#### TO DO:
Print the material below exactly as it stands, please, from its first line to the line holding "const gridReflectance = [0, 20, 40, 60, 80, 100];", with no pictures.
┌─ MATERIAL PROVIDED
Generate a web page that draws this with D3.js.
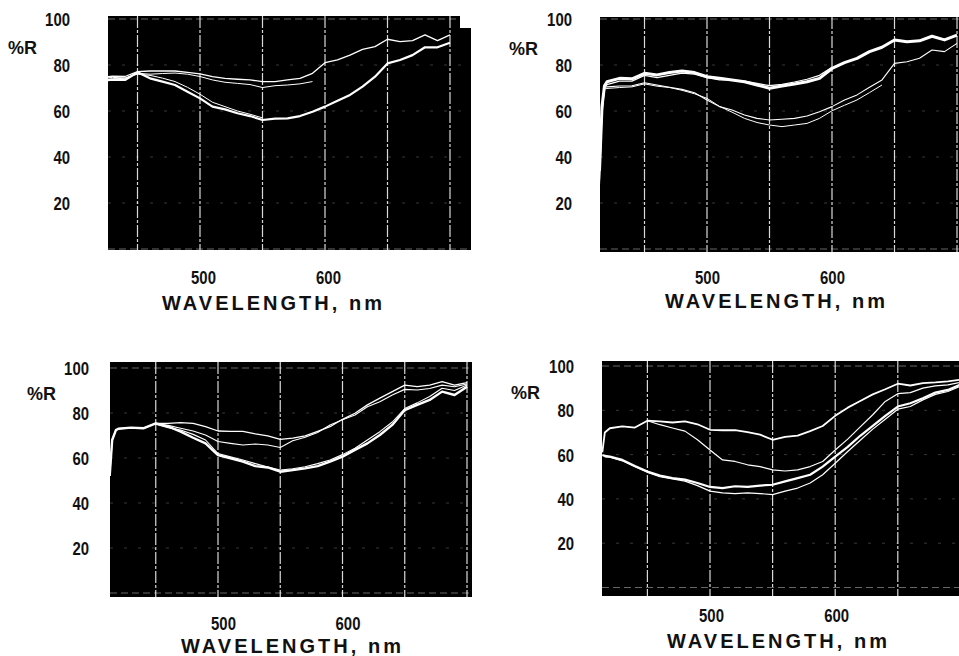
<!DOCTYPE html>
<html>
<head>
<meta charset="utf-8">
<script src="https://cdn.jsdelivr.net/npm/d3@7"></script>
<style>
  html, body { margin: 0; padding: 0; background: #fff; }
  svg { display: block; }
  .tick text {
    font-family: "Liberation Sans", Arial, sans-serif;
    font-weight: 700; font-size: 18.5px; fill: #111;
  }
  .rlabel { font-family: "Liberation Sans", Arial, sans-serif; font-weight: 700; font-size: 18px; fill: #111; }
  .xtitle { font-family: "Liberation Sans", Arial, sans-serif; font-weight: 700; font-size: 20px; fill: #111; }
</style>
</head>
<body>
<svg id="chart" width="959" height="656"></svg>
<script>
// Reflectance spectra (%R vs wavelength, nm), four panels, four traces each.
const yTicks = [20, 40, 60, 80, 100];
const xTicks = [500, 600];
const gridWavelengths = [450, 500, 550, 600, 650, 700];
const gridReflectance = [0, 20, 40, 60, 80, 100];

// Panel 1 (top left)
const p1Wavelength = [425, 430, 440, 450, 460, 470, 480, 490, 500, 510, 520, 530, 540, 550, 560, 570, 580, 590, 600, 610, 620, 630, 640, 650, 660, 670, 680, 690, 700];
const p1A = [74.9, 75.2, 75.0, 77.1, 77.4, 77.4, 77.4, 76.8, 76.1, 74.9, 74.2, 73.8, 73.5, 72.8, 72.8, 73.5, 74.2, 76.4, 81.0, 82.2, 84.3, 86.8, 88.0, 91.2, 90.2, 90.6, 93.1, 90.6, 93.1];
const p1B = [73.8, 74.0, 74.2, 76.4, 76.0, 76.3, 76.5, 76.0, 75.0, 73.5, 72.5, 72.0, 71.5, 70.2, 71.0, 71.3, 71.8, 72.8, null, null, null, null, null, null, null, null, null, null, null];
const p1C = [73.4, 73.6, 73.5, 76.8, 74.2, 72.8, 71.3, 68.4, 65.5, 61.9, 60.7, 59.0, 57.8, 56.1, 56.7, 56.8, 57.8, 59.7, 61.9, 64.5, 67.0, 70.6, 74.9, 80.7, 82.2, 84.3, 87.7, 87.7, 89.7];
const p1D = [74.4, 74.6, 74.4, 76.0, 75.5, 74.3, 72.8, 70.3, 67.3, 63.8, 61.9, 60.0, 58.6, 57.0, null, null, null, null, null, null, null, null, null, null, null, null, null, null, null];

// Panel 2 (top right)
const p2Wavelength = [414, 416, 418, 420, 430, 440, 450, 460, 470, 480, 490, 500, 510, 520, 530, 540, 550, 560, 570, 580, 590, 600, 610, 620, 630, 640, 650, 660, 670, 680, 690, 700];
const p2A = [34, 62, 71, 72.7, 74.2, 74.0, 76.4, 75.7, 76.7, 77.4, 76.7, 74.9, 74.2, 73.5, 72.7, 71.3, 69.9, 70.9, 71.7, 72.7, 74.2, 78.5, 81.0, 82.9, 85.8, 87.7, 90.9, 90.1, 90.5, 92.5, 90.9, 93.0];
const p2B = [30, 60, 70, 71.5, 73.0, 73.0, 75.5, 74.5, 75.5, 76.5, 76.0, 74.5, 73.5, 73.4, 73.0, 72.0, 71.0, 71.6, 72.6, 73.8, 75.5, 79.0, null, null, null, null, null, null, null, null, null, null];
const p2C = [28, 58, 70.3, 70.5, 70.9, 71.0, 72.3, 71.3, 70.3, 69.4, 67.9, 64.8, 61.9, 60.4, 58.3, 56.8, 56.1, 56.4, 56.8, 57.8, 59.7, 61.9, 64.8, 67.0, 70.3, 73.5, 80.7, 81.4, 82.9, 86.5, 85.8, 89.4];
const p2D = [null, null, 69.5, 69.8, 70.2, 70.5, 71.8, 70.8, 70.2, 69.0, 67.5, 65.5, 62.0, 59.5, 56.8, 55.0, 53.9, 53.2, 53.9, 54.6, 56.8, 60.1, 62.5, 64.8, 68.0, 71.3, null, null, null, null, null, null];

// Panel 3 (bottom left)
const p3Wavelength = [413, 415, 418, 420, 430, 440, 450, 460, 470, 480, 490, 500, 510, 520, 530, 540, 550, 560, 570, 580, 590, 600, 610, 620, 630, 640, 650, 660, 670, 680, 690, 700];
const p3A = [52, 68, 72.4, 73.0, 73.5, 73.2, 75.4, 75.4, 75.7, 75.4, 73.9, 72.0, 71.8, 71.8, 70.7, 69.8, 68.3, 68.8, 69.8, 71.8, 73.9, 77.2, 79.9, 83.6, 86.6, 89.5, 92.4, 91.7, 92.4, 93.9, 92.4, 93.5];
const p3B = [null, null, null, null, null, null, 75.0, 74.5, 73.2, 72.0, 70.2, 67.3, 66.5, 65.8, 66.2, 65.8, 64.7, 67.7, 69.2, 71.3, 74.7, 77.0, 79.1, 82.8, 85.0, 88.0, 90.5, 90.2, 90.9, 92.4, 91.7, 92.9];
const p3C = [52, 68, 72.4, 73.0, 73.5, 73.2, 75.4, 74.0, 71.7, 69.0, 66.5, 61.3, 59.9, 58.4, 56.4, 55.8, 53.9, 54.6, 55.4, 56.4, 58.4, 60.6, 63.6, 66.5, 70.2, 74.7, 81.3, 83.6, 85.8, 89.5, 88.0, 91.7];
const p3D = [null, null, null, null, null, null, 75.0, 73.5, 72.4, 70.5, 68.0, 62.0, 60.5, 59.1, 57.5, 56.0, 54.6, 55.2, 56.1, 57.5, 59.1, 61.5, 64.3, 68.0, 71.7, 76.0, 82.0, 84.5, 87.3, 91.0, 90.0, 92.4];

// Panel 4 (bottom right)
const p4Wavelength = [414, 416, 420, 430, 440, 450, 460, 470, 480, 490, 500, 510, 520, 530, 540, 550, 560, 570, 580, 590, 600, 610, 620, 630, 640, 650, 660, 670, 680, 690, 700];
const p4A = [61, 70, 71.9, 72.7, 72.2, 75.3, 75.0, 74.5, 75.0, 73.7, 71.2, 71.0, 71.0, 70.1, 69.0, 66.7, 68.0, 68.6, 70.6, 72.9, 77.5, 81.2, 84.2, 87.2, 89.5, 92.0, 91.2, 92.3, 92.6, 93.1, 93.8];
const p4B = [null, null, null, null, null, 75.3, 73.5, 72.0, 70.6, 66.7, 62.1, 57.6, 56.9, 55.4, 54.6, 53.1, 52.6, 53.1, 54.6, 56.9, 62.1, 67.0, 72.5, 78.0, 84.0, 87.5, 88.0, 90.0, 91.0, 91.5, 92.6];
const p4C = [59.8, 59.4, 59.1, 57.6, 54.9, 52.4, 50.5, 49.4, 48.7, 47.2, 45.4, 44.9, 45.7, 45.4, 46.0, 46.4, 47.9, 49.4, 50.9, 54.6, 59.1, 63.5, 68.5, 73.0, 77.5, 81.7, 83.2, 85.4, 88.0, 89.2, 91.6];
const p4D = [null, 59.0, 58.8, 57.2, 54.5, 52.0, 50.0, 49.0, 48.0, 46.0, 43.5, 42.7, 42.4, 42.7, 42.4, 41.9, 43.5, 44.9, 47.2, 50.9, 56.1, 61.4, 66.5, 71.5, 76.0, 80.5, 81.7, 84.7, 87.2, 88.5, 90.8];

// Panel layout: frame, scale anchors and label placement
const panels = [
  { wl: p1Wavelength, series: [p1A, p1B, p1C, p1D], widths: [1.3, 1.0, 2.2, 1.0],
    box: [108, 460, 16, 250], ext: [458, 471, 28, 250],
    x500: 200, x600: 325, y0: 249, y100: 19,
    yLabelX: 70, xLabelY: 277, xLabelDx: 3, r: [8, 53.5], title: [272, 309.5] },
  { wl: p2Wavelength, series: [p2A, p2B, p2C, p2D], widths: [3.0, 1.2, 1.1, 1.0],
    box: [600, 959, 17, 252], ext: null,
    x500: 707, x600: 832, y0: 249, y100: 19,
    yLabelX: 572, xLabelY: 277, xLabelDx: 0, r: [509, 54.5], title: [775, 307.5] },
  { wl: p3Wavelength, series: [p3A, p3B, p3C, p3D], widths: [1.3, 1.1, 2.4, 1.1],
    box: [110, 472, 362, 597], ext: null,
    x500: 218, x600: 342.5, y0: 593, y100: 368,
    yLabelX: 89, xLabelY: 623, xLabelDx: 5, r: [27, 399.5], title: [291, 652.5] },
  { wl: p4Wavelength, series: [p4A, p4B, p4C, p4D], widths: [1.8, 1.2, 2.2, 1.2],
    box: [602, 959, 361, 596], ext: null,
    x500: 710, x600: 835.2, y0: 587.5, y100: 366,
    yLabelX: 574, xLabelY: 615, xLabelDx: 1, r: [511, 398.5], title: [777, 647.5] }
];

const digitWidth = 8.3; // narrow bold numerals

const svg = d3.select("#chart");
const defs = svg.append("defs");

panels.forEach((p, i) => {
  const x = d3.scaleLinear().domain([500, 600]).range([p.x500, p.x600]);
  const y = d3.scaleLinear().domain([0, 100]).range([p.y0, p.y100]);
  const g = svg.append("g");

  // black recording field
  const [bx0, bx1, by0, by1] = p.box;
  g.append("rect").attr("x", bx0).attr("y", by0).attr("width", bx1 - bx0).attr("height", by1 - by0).attr("fill", "#000");
  if (p.ext) {
    const [ex0, ex1, ey0, ey1] = p.ext;
    g.append("rect").attr("x", ex0).attr("y", ey0).attr("width", ex1 - ex0).attr("height", ey1 - ey0).attr("fill", "#000");
  }

  const clipId = "clip" + i;
  defs.append("clipPath").attr("id", clipId)
    .append("rect").attr("x", bx0).attr("y", by0).attr("width", (p.ext ? p.ext[1] : bx1) - bx0).attr("height", by1 - by0);
  const field = g.append("g").attr("clip-path", `url(#${clipId})`);

  // horizontal reflectance grid (faint dotted)
  field.selectAll(".hgrid").data(gridReflectance).join("line")
    .attr("x1", bx0).attr("x2", p.ext ? p.ext[1] : bx1)
    .attr("y1", d => y(d)).attr("y2", d => y(d))
    .attr("stroke", "#fff")
    .attr("stroke-width", 1)
    .attr("stroke-opacity", d => (d === 0 || d === 100) ? 0.4 : 0.22)
    .attr("stroke-dasharray", d => (d === 0 || d === 100) ? "7,4" : "3,11");

  // vertical wavelength grid
  field.selectAll(".vgrid").data(gridWavelengths).join("line")
    .attr("x1", d => x(d)).attr("x2", d => x(d))
    .attr("y1", by0).attr("y2", by1)
    .attr("stroke", "#fff")
    .attr("stroke-width", 1.2)
    .attr("stroke-opacity", 0.85)
    .attr("stroke-dasharray", "12,2,3,2");

  // reflectance traces
  const line = d3.line()
    .defined(d => d[1] != null)
    .x(d => x(d[0]))
    .y(d => y(d[1]));
  p.series.forEach((s, k) => {
    field.append("path")
      .datum(p.wl.map((w, j) => [w, s[j]]))
      .attr("d", line)
      .attr("fill", "none")
      .attr("stroke", "#fff")
      .attr("stroke-width", p.widths[k])
      .attr("stroke-linejoin", "round");
  });

  // y axis labels
  const yAxis = g.append("g").attr("transform", `translate(${p.yLabelX},0)`)
    .call(d3.axisLeft(y).tickValues(yTicks).tickSize(0).tickPadding(0).tickFormat(d3.format("d")));
  yAxis.select(".domain").remove();
  yAxis.selectAll(".tick text").attr("dy", "0.36em")
    .attr("textLength", d => String(d).length * digitWidth)
    .attr("lengthAdjust", "spacingAndGlyphs");

  // x axis labels
  const xAxis = g.append("g").attr("transform", `translate(${p.xLabelDx},${p.xLabelY})`)
    .call(d3.axisBottom(x).tickValues(xTicks).tickSize(0).tickPadding(0).tickFormat(d3.format("d")));
  xAxis.select(".domain").remove();
  xAxis.selectAll(".tick text").attr("y", 0).attr("dy", "0.36em")
    .attr("textLength", d => String(d).length * digitWidth)
    .attr("lengthAdjust", "spacingAndGlyphs");

  // axis titles
  g.append("text").attr("class", "rlabel").attr("x", p.r[0]).attr("y", p.r[1]).text("%R");
  g.append("text").attr("class", "xtitle")
    .attr("x", p.title[0]).attr("y", p.title[1])
    .attr("text-anchor", "middle")
    .attr("textLength", 220).attr("lengthAdjust", "spacing")
    .text("WAVELENGTH, nm");
});
</script>
</body>
</html>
└─
#### FULL OUTPUT:
Generate a web page that draws this with D3.js.
<!DOCTYPE html>
<html>
<head>
<meta charset="utf-8">
<script src="https://cdn.jsdelivr.net/npm/d3@7"></script>
<style>
  html, body { margin: 0; padding: 0; background: #fff; }
  svg { display: block; }
  .tick text {
    font-family: "Liberation Sans", Arial, sans-serif;
    font-weight: 700; font-size: 18.5px; fill: #111;
  }
  .rlabel { font-family: "Liberation Sans", Arial, sans-serif; font-weight: 700; font-size: 18px; fill: #111; }
  .xtitle { font-family: "Liberation Sans", Arial, sans-serif; font-weight: 700; font-size: 20px; fill: #111; }
</style>
</head>
<body>
<svg id="chart" width="959" height="656"></svg>
<script>
// Reflectance spectra (%R vs wavelength, nm), four panels, four traces each.
const yTicks = [20, 40, 60, 80, 100];
const xTicks = [500, 600];
const gridWavelengths = [450, 500, 550, 600, 650, 700];
const gridReflectance = [0, 20, 40, 60, 80, 100];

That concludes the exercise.